So Hurricane Matthew is a thing and it has provided me with a new favorite phrase: the
CONE OF UNCERTAINTY
As the TV meteorologist directed my attention to the map forecasting the path of Matthew, he pointed to the CONE OF UNCERTAINTY, the area which could maybe probably kinda sorta somewhat be affected by Matthew’s violent high-powered circular winds.
And just when I think I am one of the first people on the planet to learn this term, the annoying reality is that’s its simply new to me. Alas! Google informed me that the original concept of a Cone of Uncertainty was developed for engineering and project management in 1958! So much for me being on the cusp of trendy, cutting edge thinking!
I don’t care! I’m still declaring it to be my new favorite phrase. It RESONATES with my soul! Here’s my new phrase used in a sentence:
“South Florida is in the cone of uncertainty but it’s still too soon to know how or when Matthew will affect us.”
Now if you live in South Florida, you’re in the CONE! You might be feeling a tad anxious about this because your life is certainly going to be impacted – to an uncertain degree of course - by this raging wad of wind!
Uncertainty breeds anxiety.
And that, my friends, is my profound thought for today.

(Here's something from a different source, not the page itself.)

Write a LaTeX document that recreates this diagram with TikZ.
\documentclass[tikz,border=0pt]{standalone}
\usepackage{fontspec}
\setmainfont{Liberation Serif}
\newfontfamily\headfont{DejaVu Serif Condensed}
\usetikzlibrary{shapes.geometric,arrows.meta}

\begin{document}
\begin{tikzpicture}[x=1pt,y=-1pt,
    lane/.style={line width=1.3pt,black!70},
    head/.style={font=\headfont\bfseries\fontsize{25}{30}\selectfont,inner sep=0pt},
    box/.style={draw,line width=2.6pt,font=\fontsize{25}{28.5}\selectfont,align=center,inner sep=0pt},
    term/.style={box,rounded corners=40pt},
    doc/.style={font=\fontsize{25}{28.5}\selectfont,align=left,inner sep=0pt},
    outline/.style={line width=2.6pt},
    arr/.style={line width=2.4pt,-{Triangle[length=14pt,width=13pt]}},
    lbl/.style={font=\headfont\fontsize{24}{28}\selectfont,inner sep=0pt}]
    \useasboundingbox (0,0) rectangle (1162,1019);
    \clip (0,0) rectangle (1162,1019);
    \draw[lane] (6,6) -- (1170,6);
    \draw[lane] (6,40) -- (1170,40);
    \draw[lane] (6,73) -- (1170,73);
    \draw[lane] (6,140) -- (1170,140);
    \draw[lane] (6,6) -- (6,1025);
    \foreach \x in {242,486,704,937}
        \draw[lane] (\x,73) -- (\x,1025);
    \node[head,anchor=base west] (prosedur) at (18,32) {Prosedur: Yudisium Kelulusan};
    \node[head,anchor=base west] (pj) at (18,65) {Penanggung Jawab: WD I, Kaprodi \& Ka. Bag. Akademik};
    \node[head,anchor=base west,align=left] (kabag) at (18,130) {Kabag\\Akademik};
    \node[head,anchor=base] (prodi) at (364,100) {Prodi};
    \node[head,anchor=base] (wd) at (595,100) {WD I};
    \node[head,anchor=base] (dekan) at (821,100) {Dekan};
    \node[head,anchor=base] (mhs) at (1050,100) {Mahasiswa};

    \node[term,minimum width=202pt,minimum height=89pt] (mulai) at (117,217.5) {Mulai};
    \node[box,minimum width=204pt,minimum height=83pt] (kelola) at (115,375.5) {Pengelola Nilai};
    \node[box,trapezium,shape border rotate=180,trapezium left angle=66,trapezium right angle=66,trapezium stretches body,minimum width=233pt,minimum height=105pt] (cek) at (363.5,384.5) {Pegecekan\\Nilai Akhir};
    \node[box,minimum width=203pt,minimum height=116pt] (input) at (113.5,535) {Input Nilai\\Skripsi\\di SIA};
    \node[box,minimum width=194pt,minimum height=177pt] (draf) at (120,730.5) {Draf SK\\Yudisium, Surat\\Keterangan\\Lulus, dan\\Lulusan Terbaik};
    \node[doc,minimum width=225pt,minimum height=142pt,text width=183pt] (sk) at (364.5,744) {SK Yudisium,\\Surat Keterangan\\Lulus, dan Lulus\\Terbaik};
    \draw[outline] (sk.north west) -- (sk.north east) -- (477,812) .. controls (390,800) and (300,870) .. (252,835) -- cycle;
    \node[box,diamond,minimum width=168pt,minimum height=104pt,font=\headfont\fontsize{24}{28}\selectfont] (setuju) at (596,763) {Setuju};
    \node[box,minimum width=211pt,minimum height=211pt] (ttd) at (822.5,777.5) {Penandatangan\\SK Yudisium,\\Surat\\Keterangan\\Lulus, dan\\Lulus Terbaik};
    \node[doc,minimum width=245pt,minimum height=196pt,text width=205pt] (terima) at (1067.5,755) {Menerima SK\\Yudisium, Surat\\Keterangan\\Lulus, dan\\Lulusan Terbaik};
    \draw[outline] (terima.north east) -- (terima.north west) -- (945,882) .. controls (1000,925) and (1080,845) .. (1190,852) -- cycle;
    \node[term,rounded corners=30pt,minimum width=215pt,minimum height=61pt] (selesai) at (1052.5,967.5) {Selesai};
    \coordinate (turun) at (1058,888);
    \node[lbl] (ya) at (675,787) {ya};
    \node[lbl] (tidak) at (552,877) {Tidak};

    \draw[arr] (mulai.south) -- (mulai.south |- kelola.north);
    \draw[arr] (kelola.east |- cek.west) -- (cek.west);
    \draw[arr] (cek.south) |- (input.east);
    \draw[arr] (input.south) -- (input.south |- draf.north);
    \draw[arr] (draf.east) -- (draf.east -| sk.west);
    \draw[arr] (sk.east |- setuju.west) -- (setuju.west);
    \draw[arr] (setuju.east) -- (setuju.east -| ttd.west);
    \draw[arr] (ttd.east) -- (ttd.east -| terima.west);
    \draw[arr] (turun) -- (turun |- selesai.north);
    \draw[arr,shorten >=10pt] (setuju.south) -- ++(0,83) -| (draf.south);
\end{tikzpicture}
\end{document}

And the reality is that it isn’t just those living in South Florida who find themselves in a cone of uncertainty. Emotional turmoil created by racial issues, political craziness, economic upheaval, pollution, disease and terrorism place all of humanity squarely in the path of increasingly stormy tensions. Bad weather feels like the least of our problems.

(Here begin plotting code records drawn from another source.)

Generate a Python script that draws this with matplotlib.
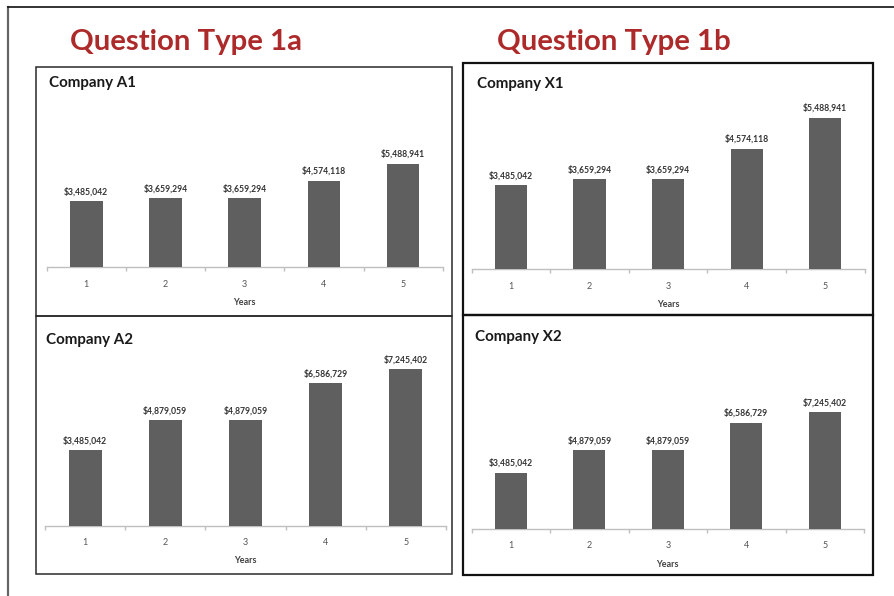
import matplotlib
matplotlib.use("Agg")
import matplotlib.pyplot as plt
from matplotlib.patches import Rectangle
from matplotlib.lines import Line2D

plt.rcParams["font.family"] = ["Lato", "DejaVu Sans"]

# ---- data ----
years = ["1", "2", "3", "4", "5"]
company_a1 = [3485042, 3659294, 3659294, 4574118, 5488941]
company_a2 = [3485042, 4879059, 4879059, 6586729, 7245402]
company_x1 = [3485042, 3659294, 3659294, 4574118, 5488941]
company_x2 = [3485042, 4879059, 4879059, 6586729, 7245402]

W, H = 894, 596
fig = plt.figure(figsize=(W / 100, H / 100), dpi=100)
fig.patch.set_facecolor("white")

BAR = "#5f5f5f"
AXIS = "#bfbfbf"
TITLE_RED = "#ad2a2a"


def fx(x):
    return x / W


def fy(y):
    return 1 - y / H


def add_axes_px(left, right, top, bottom):
    return fig.add_axes([fx(left), fy(bottom), fx(right - left), (bottom - top) / H])


def bar_chart(rect, values, ylim, name, name_xy):
    left, right, top, bottom = rect
    ax = add_axes_px(left, right, top, bottom)
    ax.set_facecolor("none")
    xs = list(range(len(values)))
    bars = ax.bar(xs, values, width=0.41, color=BAR, zorder=3)
    for b, v in zip(bars, values):
        ax.annotate(f"${v:,.0f}", (b.get_x() + b.get_width() / 2, v),
                    xytext=(0, 3.5), textcoords="offset points",
                    ha="center", va="bottom", fontsize=6.2,
                    fontweight="bold", color="#333333", annotation_clip=False)
    ax.set_xlim(-0.5, len(values) - 0.5)
    ax.set_ylim(*ylim)
    for s in ("top", "left", "right"):
        ax.spines[s].set_visible(False)
    ax.spines["bottom"].set_color(AXIS)
    ax.spines["bottom"].set_linewidth(1.0)
    ax.set_yticks([])
    ax.set_xticks(xs)
    ax.set_xticklabels(years)
    ax.tick_params(axis="x", which="major", length=0, pad=9,
                   labelsize=6.5, labelcolor="#555555")
    ax.set_xticks([i - 0.5 for i in range(len(values) + 1)], minor=True)
    ax.tick_params(axis="x", which="minor", length=3, color=AXIS, width=1.0)
    ax.set_xlabel("Years", fontsize=6.5, fontweight="bold",
                  color="#404040", labelpad=6.5)
    fig.text(fx(name_xy[0]), fy(name_xy[1]), name, fontsize=10.9,
             fontweight="bold", color="#1a1a1a", ha="left", va="baseline")
    return ax


# ---- slide frame ----
fig.add_artist(Line2D([fx(8), fx(8)], [fy(7), fy(596)], color="#666666", lw=1.6))
fig.add_artist(Line2D([fx(8), fx(894)], [fy(7), fy(7)], color="#111111", lw=1.2))

# ---- section headings ----
fig.text(fx(70), fy(50), "Question Type 1a", fontsize=21.2, fontweight="bold",
         color=TITLE_RED, ha="left", va="baseline")
fig.text(fx(497), fy(50), "Question Type 1b", fontsize=21.2, fontweight="bold",
         color=TITLE_RED, ha="left", va="baseline")

# ---- chart frames ----
def frame(x0, y0, x1, y1, lw, color):
    fig.add_artist(Rectangle((fx(x0), fy(y1)), fx(x1 - x0), (y1 - y0) / H,
                             fill=False, lw=lw, edgecolor=color,
                             transform=fig.transFigure))

frame(35.5, 67, 452, 316, 1.1, "#2a2a2a")
frame(35.5, 316, 452, 574, 1.1, "#2a2a2a")
frame(463.5, 63.5, 872.5, 314.5, 1.6, "#111111")
frame(463.5, 314.5, 872.5, 575, 1.6, "#111111")

# ---- charts ----
bar_chart((46.7, 442.7, 153.9, 267.3), company_a1, (0, 6e6), "Company A1", (49, 87.3))
bar_chart((45, 446, 352.9, 525.7), company_a2, (0, 8e6), "Company A2", (46, 344))
bar_chart((471.7, 864.5, 100.4, 269.3), company_x1, (1e6, 6e6), "Company X1", (476.7, 88))
bar_chart((471.7, 864, 400.2, 529), company_x2, (0, 8e6), "Company X2", (475, 340.7))

fig.savefig("out.png", dpi=100, facecolor="white")
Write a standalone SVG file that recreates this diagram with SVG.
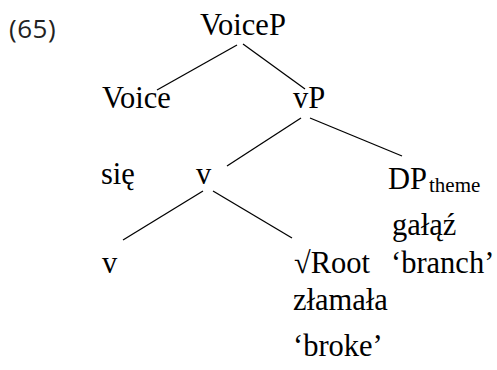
<svg xmlns="http://www.w3.org/2000/svg" width="497" height="370" viewBox="0 0 497 370">
  <style>
    .lbl { font-family: "Liberation Serif", "Times New Roman", serif; font-size: 30.5px; fill: #000; }
    .sub { font-size: 21px; }
    .num { font-family: "Open Sans", "Noto Sans", sans-serif; font-size: 26px; letter-spacing: 0.5px; fill: #222; }
    .edge { stroke: #000; stroke-width: 1.3; fill: none; }
  </style>
  <rect width="497" height="370" fill="#fff"/>
  <text class="num" x="9" y="38">(65)</text>

  <g id="connectors">
    <line class="edge" x1="237" y1="45" x2="157" y2="90"/>
    <line class="edge" x1="243" y1="44" x2="305" y2="89"/>
    <line class="edge" x1="301" y1="118" x2="227" y2="166"/>
    <line class="edge" x1="310" y1="118" x2="402" y2="156"/>
    <line class="edge" x1="203" y1="191" x2="123" y2="240"/>
    <line class="edge" x1="213" y1="191" x2="292" y2="238"/>
  </g>

  <g id="node-voicep"><text class="lbl" x="200" y="35">VoiceP</text></g>
  <g id="node-voice"><text class="lbl" x="102" y="108">Voice</text></g>
  <g id="node-vp"><text class="lbl" x="293" y="108">vP</text></g>
  <g id="node-sie"><text class="lbl" x="101" y="184">się</text></g>
  <g id="node-v-upper"><text class="lbl" x="196" y="184">v</text></g>
  <g id="node-dp"><text class="lbl" x="388" y="189">DP<tspan class="sub" dx="2" dy="3">theme</tspan></text></g>
  <g id="node-galaz"><text class="lbl" x="392" y="235">gałąź</text></g>
  <g id="node-v-lower"><text class="lbl" x="102" y="273">v</text></g>
  <g id="node-root"><text class="lbl" x="294" y="273">√Root</text></g>
  <g id="node-branch"><text class="lbl" x="391" y="273">‘branch’</text></g>
  <g id="node-zlamala"><text class="lbl" x="293" y="310">złamała</text></g>
  <g id="node-broke"><text class="lbl" x="293" y="356">‘broke’</text></g>
</svg>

In Matthew 8: 23-27 Jesus and his disciples get in a boat to cross the Sea of Galilee. The geography of this area creates a vortex effect with weather patterns, so that sudden, violent storms come up without warning. Most fishermen stayed close to shore for this very reason. But Jesus takes them all the way across the sea. And sure enough, in this Cone of Uncertainty, a sudden storm whips up threatening the safety of those on board. Anxiety floods their spirits. (All of them, that is, except Jesus, who was actually unaffected by the Cone and was fast asleep). Drowning in despair, they yelled to Jesus to save them. And he said,
“You of little faith. Why are you so afraid?”
BECAUSE…let me see, oh yeah! Waves are crashing over the boat for starters! Because we’re about to drown – not just in anxiety but in actual water!

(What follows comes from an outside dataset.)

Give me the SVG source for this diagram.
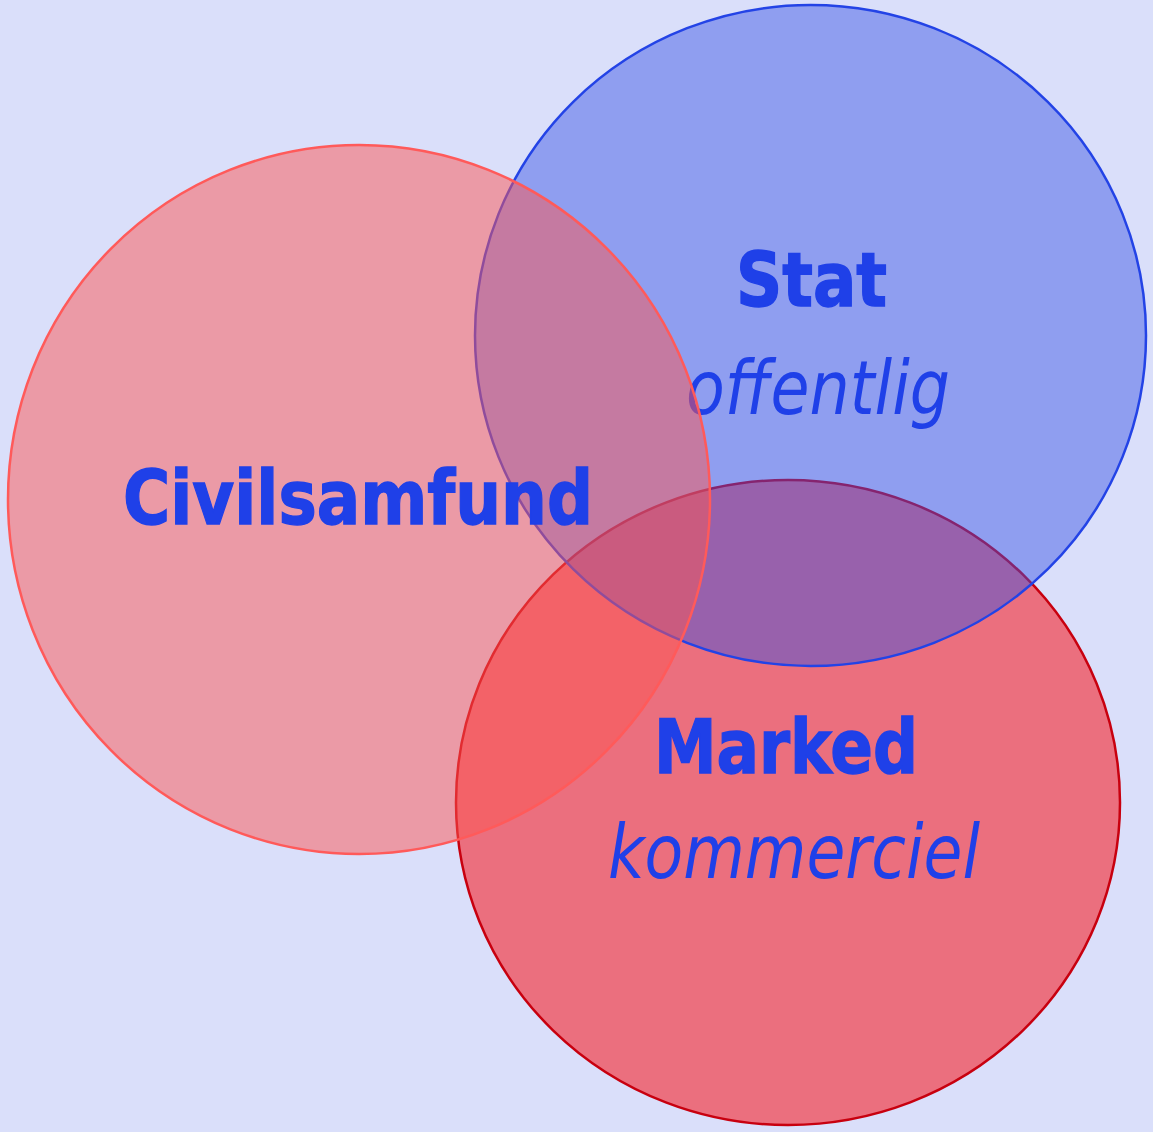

And then this Jesus did something remarkable. “He got up and rebuked the wind and waves and it was completely calm.”
Most of humanity finds relief from the storm with regular doses of self-medication. What’s your remedy? Food? Buying stuff? Drugs? The Internet? Maybe it’s working hard. Blaming others is sometimes helpful. Trying harder? There’s LOTS of options.
Cones of Uncertainty are definitely breeding grounds for anxiety but with Jesus they can become training grounds for building faith in him. Jesus doesn’t protect us from uncertain circumstances. In fact, when we follow him, he leads us boldly right smack into them!
We get to choose how we experience the ride: succumbing to the pull of anxiety and panic or facing uncertainty by turning in faith toward the One who calms the sea. The current of anxiety is fierce. The rocking boat is real. Jesus said, "My peace I give you. I do not give as the world gives" No, Sir, you do not give me peace the way I want peace. I want the boat to be still. I want the storm to dissipate. But you want me to experience victory in the heat of the battle. Peace in the midst of the storm.
Hmmm...maybe "Life in the Cone" would make for a good soap opera - but no - it's not a drama we can tune out when we want. It is real life. And real peace is offered by a real God.